THE LANCET Digital Health, October 2020


The application of deep learning to retinal photographs has yielded promising results in predicting age, sex, blood pressure, and hematological parameters. However, the broader applicability of retinal photograph-based deep learning for predicting other systemic biomarkers and the generalisability of this approach to various populations remains unexplored.


With use of 236 257 retinal photographs from seven diverse Asian and European cohorts (two health screening centres in South Korea, the Beijing Eye Study, three cohorts in the Singapore Epidemiology of Eye Diseases study, and the UK Biobank), we evaluated the capacities of 47 deep-learning algorithms to predict 47 systemic biomarkers as outcome variables, including demographic factors (age and sex); body composition measurements; blood pressure; haematological parameters; lipid profiles; biochemical measures; biomarkers related to liver function, thyroid function, kidney function, and inflammation; and diabetes.
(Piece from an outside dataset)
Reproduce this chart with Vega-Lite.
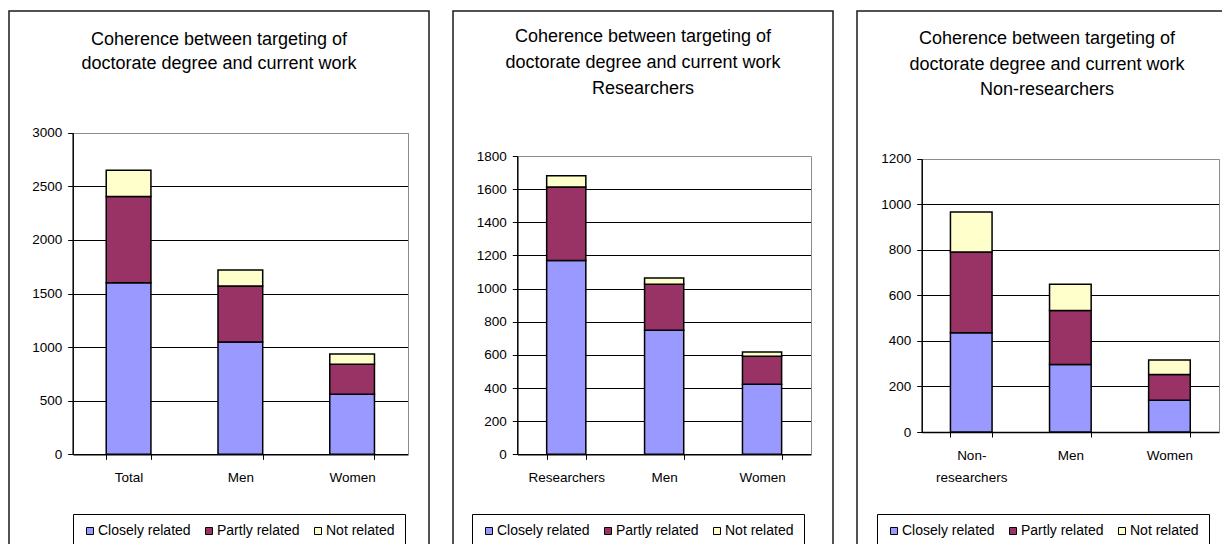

The standard neural network architecture of VGG16 was adopted for model development.


In addition to previously reported systemic biomarkers, we showed quantification of body composition indices (muscle mass, height, and bodyweight) and creatinine from retinal photographs. Body muscle mass could be predicted with an R2 of 0·52 (95% CI 0·51–0·53) in the internal test set, and of 0·33 (0·30–0·35) in one external test set with muscle mass measurement available. The R2 value for the prediction of height was 0·42 (0·40–0·43), of bodyweight was 0·36 (0·34–0·37), and of creatinine was 0·38 (0·37–0·40) in the internal test set. However, the performances were poorer in external test sets (with the lowest performance in the European cohort), with R2 values ranging between 0·08 and 0·28 for height, 0·04 and 0·19 for bodyweight, and 0·01 and 0·26 for creatinine. Of the 47 systemic biomarkers, 37 could not be predicted well from retinal photographs via deep learning (R2≤0·14 across all external test sets).


Our work provides new insights into the potential use of retinal photographs to predict systemic biomarkers, including body composition indices and serum creatinine, using deep learning in populations with a similar ethnic background. Further evaluations are warranted to validate these findings and evaluate the clinical utility of these algorithms.